Greenberg features Ben Stiller (Meet the Parents) as a 41-year-old who still can’t quite come to grips with adulthood and the world around him. He hasn’t married, doesn’t have kids, ruined his band’s chances at success in the music industry and is now a carpenter. Well, he was a carpenter-he actually returns to L.A. from New York after a never fully explained stint in a mental institution. Greenberg comes out to California, essentially, to house sit for his more successful brother (Chris Messina, Julie and Julia) who is taking his family to Vietnam on a business trip. Greenberg is an unpleasant, unlikable man, with almost no redeeming qualities, and only his former best friend Ivan (Rhys Ifans, Little Nicky), seems at all happy to see him again. Greenberg has vague notions of getting back together with old flame Beth (Jennifer Jason Leigh, The Hitcher) but instead repeatedly, awkwardly, and horribly hooks up with his brother’s personal assistant, Florence (Greta Gerwig, House of the Devil). Florence is fifteen years younger than Greenberg, sweet, a bit strange, and in a vulnerable moment due to her last relationship just ending.
How, exactly, does one review a film like Greenberg? Writer/director Noah Baumbach creates what is, essentially, a sequel to his first film Kicking and Screaming. Kicking and Screaming was about (allegedly) witty college graduates who can’t quite leave the comfort and safety of their college after they graduate, and instead stay in the same scenes, tired of their lives but afraid to move on.
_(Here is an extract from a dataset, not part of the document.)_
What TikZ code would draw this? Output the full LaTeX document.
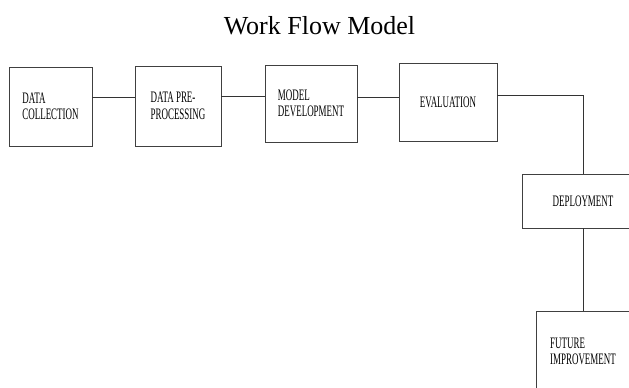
\documentclass[tikz,border=0pt]{standalone}
\usepackage{fontspec}
\setmainfont{Liberation Serif}
\newfontfamily\stagefont[FakeStretch=0.56]{Liberation Serif}
\begin{document}
\begin{tikzpicture}[x=1pt, y=-1pt,
  stage/.style={draw=black!75, line width=0.8pt, align=left, inner sep=0pt,
    font=\stagefont\fontsize{16}{16.5}\selectfont},
  link/.style={draw=black!80, line width=0.8pt}]
\useasboundingbox (0,0) rectangle (629,388);
\clip (0,0) rectangle (629,388);
\node[font=\fontsize{26}{28}\selectfont, anchor=base] (title) at (319.5,34) {Work Flow Model};
\node[stage, minimum width=83, minimum height=79] (dc) at (50.5,106.5) {DATA\\COLLECTION};
\node[stage, minimum width=86, minimum height=80] (pp) at (178,106) {DATA PRE-\\PROCESSING};
\node[stage, minimum width=92, minimum height=77] (md) at (311,103.5) {MODEL\\DEVELOPMENT};
\node[stage, minimum width=98, minimum height=78] (ev) at (448,102) {EVALUATION};
\node[stage, minimum width=122, minimum height=54] (dp) at (583,201) {DEPLOYMENT};
\node[stage, minimum width=94, minimum height=81] (fi) at (583,351.5) {FUTURE\\IMPROVEMENT};
\draw[link] (dc.east |- 0,97) -- (pp.west |- 0,97);
\draw[link] (pp.east |- 0,96) -- (md.west |- 0,96);
\draw[link] (md.east |- 0,97) -- (ev.west |- 0,97);
\draw[link] (ev.east |- 0,95) -| (dp.north);
\draw[link] (dp.south) -- (fi.north);
\end{tikzpicture}
\end{document}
Greenberg is (more or less) what would happen if some of his characters from that earlier film were to get back together now. Greenberg is unlikable because he’s supposed to be, and certainly the screenplay and Ben Stiller’s performance accomplish that. The film is a character study without insight. We never learn anything about Greenberg because he is far too guarded to let us see him, and, frankly, even if we could, there is no reason to want to. The supporting cast is excellent, but we get very little information about their characters, even though we would love to spend more time with them than with Greenberg. Instead, Greenberg is made up of awkward and depressing interaction after awkward and depressing interaction, until in the last act the film veers into middle-aged angst about the Gen Y/Millennial (and as someone who was born at the tail end of most ranges for Gen X who works in education, can I just say how bleeding tired of hearing about this) generation before finally coming to an ending that resolves nothing, but at least doesn’t end with a “bold dramatic choice that will redeem Greenberg!”
So what to make of Greenberg? Certainly Baumbach accomplishes what he sets out to do-a character study of an intensely unpleasant character, ambiguous ending, going back to the spectacle of whiny Gen Xers no longer on the verge of adulthood, but on the verge of middle age. Unfortunately, most viewers, myself included, want more of a reward for sitting through awkward scenes with a horrible man with a serious case of arrested development than the ability to observe “That Baumbach sure knows awkward and depressing pseudo-intellectuals!” and perhaps the small solace that Baumbach avoids using several clichés to end the film that he might have. Greenberg leaves a film of failure and angst on whomever watches it, so be wary.